[EM] Proportional Representation via Approval Voting

Bart Ingles bartman at netgate.net
Sun Jan 14 15:29:47 PST 2001



LAYTON Craig wrote:
> (In relation to your first message) I'm in the minority, but I can't get
> over single winner Approval and Cardinal Rankings' failure of a basic
> majoritarian criteria, which I consider to be vital - ie, a candidate who is
> the most preferred candidate of an absolute majority of voters should always
> win if voters vote sincerely (of course, with some definitions of sincere
> voting, like Markus', then Approval does actually pass this).  The fact that
> this is highly unlikely if voters use strategy and available polling
> information isn't good enough in my opinion.  Also, the fact that approval
> is likely to elect the Condorcet candidate if there is one isn't really good
> enough, either.

To me, the social utility argument overrules the Condorcet candidate in
some situations.  In fact it's possible for a Condorcet candidate to
have essentially zero social utility.

When collecting full ranking information, you are placed in a position
of having to use it consistently, even when a large part of that
information is meaningless (either that or be willing to justify your
method's apparent failure in that regard).  This need for
self-consistency places too much weight (IMO) on conforming to the
Condorcet criterion, or to Saari's symmetry requirement, or Arrow's
criteria, etc.

With a non-ranked system, it is much easier for the method itself to be
internally consistent, while still remaining flexible enough to
accommodate non-equidistant utilities, etc.  It is not as important to
maximize Condorcet efficiency, for example, since you have no actual
ranked votes on which to determine the Condorcet winner.  A moderately
high but consistent Condorcet efficiency (based on unvoted sincere
preferences) is probably more desirable than a perfect one, since this
leaves room for eliminating extremely unpopular Condorcet winners.

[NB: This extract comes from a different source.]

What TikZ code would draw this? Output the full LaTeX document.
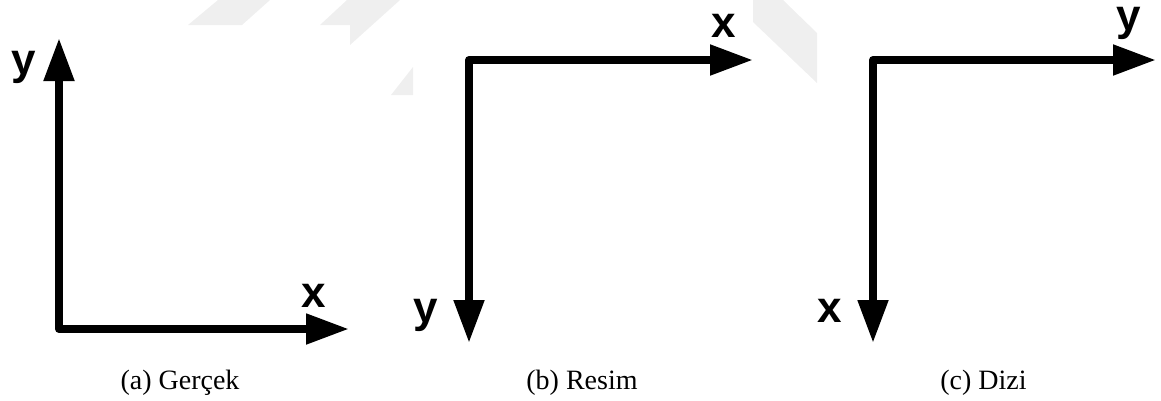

At least regarding Arrow's original theorem, the approval voting method
itself doesn't violate any of the four conditions.  We know that
Approval complies with non-dictatorship, non-imposition, and
monotonicity in any case.

As far as independence of irrelevant alternatives, if you start from
voters' unvoted sincere preference orders, then of course no method
which meets the first three criteria can comply.  But with actual voted
ballots, Approval *does* comply.  So any IIA non-compliance is
accomplished by the voters prior to marking their ballots, and not by
the actual approval voting method.

On top of that, the voters have more than ranked preferences to work
with -- they have full access to their own sincere utilities.  And any
decision by the voter to allow his/her vote to be swayed by the addition
or deletion of an irrelevant candidate is likely to be based in large
part on this additional information -- a voter would likely only change
votes for ambivalent choices, and not for candidates whom they strongly
support or oppose.

In other words approval's apparent failure regarding IIA is a result of
the voters using information beyond rankings to adjust their approval
ballots, and not a result of the voting mechanism itself.


As far as always electing the most preferred candidate of an absolute
majority, you have to be able to guarantee sincere ranking in order to
guarantee that outcome.  If you can't guarantee sincere ranking, then a
ranked method can only claim a majority based on the actual ballots --
which you can do just as well with Approval.